Let me check the splits, especially the home/road ones since Oracle Park is a pitcher’s park. In 48 games at home this year, Pillar is batting .249 with a .197 ISO and .238 BABIP. On the road? .243 average, .153 ISO, and .270 BABIP in 38 games. He’s better against left-handed pitching, as the ISO is .241 vs .152 and the strikeout rate is 8% lower. The BABIP is also lower against lefties (.224 vs .263). The numbers against righties aren’t bad (15.8% strikeout rate and .243 average), but they aren’t anything to write home about. Anyways, it’s promising that he performs well in Oracle Park and he does well against lefties, with some positive regression that could take place, as the National West is littered with a ton of lefty starters.
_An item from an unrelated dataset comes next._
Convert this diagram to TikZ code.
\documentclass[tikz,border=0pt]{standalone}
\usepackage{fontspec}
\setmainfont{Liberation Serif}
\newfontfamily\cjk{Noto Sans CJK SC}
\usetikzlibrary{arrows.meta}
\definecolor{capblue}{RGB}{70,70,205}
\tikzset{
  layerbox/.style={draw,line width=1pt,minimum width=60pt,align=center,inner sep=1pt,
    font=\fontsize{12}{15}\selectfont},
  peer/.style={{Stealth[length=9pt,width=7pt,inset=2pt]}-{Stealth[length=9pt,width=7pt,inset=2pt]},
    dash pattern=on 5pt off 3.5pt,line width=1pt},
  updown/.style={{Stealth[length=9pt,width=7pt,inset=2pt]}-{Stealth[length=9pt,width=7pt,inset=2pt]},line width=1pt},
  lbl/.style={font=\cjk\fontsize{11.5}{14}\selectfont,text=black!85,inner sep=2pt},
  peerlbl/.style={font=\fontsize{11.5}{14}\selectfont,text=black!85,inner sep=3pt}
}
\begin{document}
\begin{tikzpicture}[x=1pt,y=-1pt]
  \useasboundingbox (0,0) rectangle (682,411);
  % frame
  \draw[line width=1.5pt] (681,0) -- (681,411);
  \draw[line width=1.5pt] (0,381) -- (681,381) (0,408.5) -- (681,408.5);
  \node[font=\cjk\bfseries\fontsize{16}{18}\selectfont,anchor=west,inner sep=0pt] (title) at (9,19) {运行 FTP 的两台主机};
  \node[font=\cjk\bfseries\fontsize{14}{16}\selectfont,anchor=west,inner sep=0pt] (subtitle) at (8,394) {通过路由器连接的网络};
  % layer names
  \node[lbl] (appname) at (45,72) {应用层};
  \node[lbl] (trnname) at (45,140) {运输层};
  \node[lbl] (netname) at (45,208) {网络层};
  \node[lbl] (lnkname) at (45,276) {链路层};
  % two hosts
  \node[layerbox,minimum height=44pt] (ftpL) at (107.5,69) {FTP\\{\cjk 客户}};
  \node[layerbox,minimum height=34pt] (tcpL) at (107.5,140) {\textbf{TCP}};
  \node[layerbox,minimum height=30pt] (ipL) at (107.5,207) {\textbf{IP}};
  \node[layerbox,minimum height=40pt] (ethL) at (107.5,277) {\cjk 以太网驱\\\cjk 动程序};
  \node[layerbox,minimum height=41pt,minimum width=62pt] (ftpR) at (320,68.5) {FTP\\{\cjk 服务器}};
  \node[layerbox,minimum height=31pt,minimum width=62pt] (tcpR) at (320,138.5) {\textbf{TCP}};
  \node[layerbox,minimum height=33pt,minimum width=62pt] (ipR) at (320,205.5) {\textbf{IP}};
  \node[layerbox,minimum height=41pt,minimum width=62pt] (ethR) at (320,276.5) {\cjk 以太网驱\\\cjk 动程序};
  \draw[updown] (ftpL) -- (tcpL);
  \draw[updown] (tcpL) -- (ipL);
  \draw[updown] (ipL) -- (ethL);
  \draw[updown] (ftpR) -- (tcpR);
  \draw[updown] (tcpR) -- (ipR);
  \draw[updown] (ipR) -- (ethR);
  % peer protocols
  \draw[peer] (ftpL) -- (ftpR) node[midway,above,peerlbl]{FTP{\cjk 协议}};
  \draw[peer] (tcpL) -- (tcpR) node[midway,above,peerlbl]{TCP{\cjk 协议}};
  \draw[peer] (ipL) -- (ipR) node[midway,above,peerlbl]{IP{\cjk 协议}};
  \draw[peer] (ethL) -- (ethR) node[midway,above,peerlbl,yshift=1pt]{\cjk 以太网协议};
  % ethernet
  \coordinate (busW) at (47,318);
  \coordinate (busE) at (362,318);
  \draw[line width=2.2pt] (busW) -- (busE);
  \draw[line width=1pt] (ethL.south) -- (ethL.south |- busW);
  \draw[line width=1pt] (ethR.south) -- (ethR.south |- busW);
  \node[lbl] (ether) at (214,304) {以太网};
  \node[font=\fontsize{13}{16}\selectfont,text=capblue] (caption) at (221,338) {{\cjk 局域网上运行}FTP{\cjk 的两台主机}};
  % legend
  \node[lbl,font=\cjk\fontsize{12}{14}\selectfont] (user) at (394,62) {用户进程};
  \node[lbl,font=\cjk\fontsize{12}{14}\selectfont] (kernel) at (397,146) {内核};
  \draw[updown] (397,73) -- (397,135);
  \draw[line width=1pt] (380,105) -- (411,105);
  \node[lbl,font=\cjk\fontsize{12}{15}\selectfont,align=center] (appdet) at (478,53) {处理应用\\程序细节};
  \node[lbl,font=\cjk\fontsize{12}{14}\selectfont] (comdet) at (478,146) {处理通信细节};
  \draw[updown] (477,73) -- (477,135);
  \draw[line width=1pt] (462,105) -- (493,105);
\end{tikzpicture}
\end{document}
I don’t really know what designation to give Pillar. He swings at everything, but doesn’t strike out often. Yet, there could be some luck coming his way in the BABIP department. After giving it some thought, Pillar is not a .300 hitter, so I don’t see his heater continuing. With that said, I think we have a pretty good idea of who he is as a hitter: .260-ish average, low walk, low strikeout, with the potential for 15 homers and 15 stolen bases. The Swinging Pillar has enough of a track record to prove that his ways are effective and will provide value.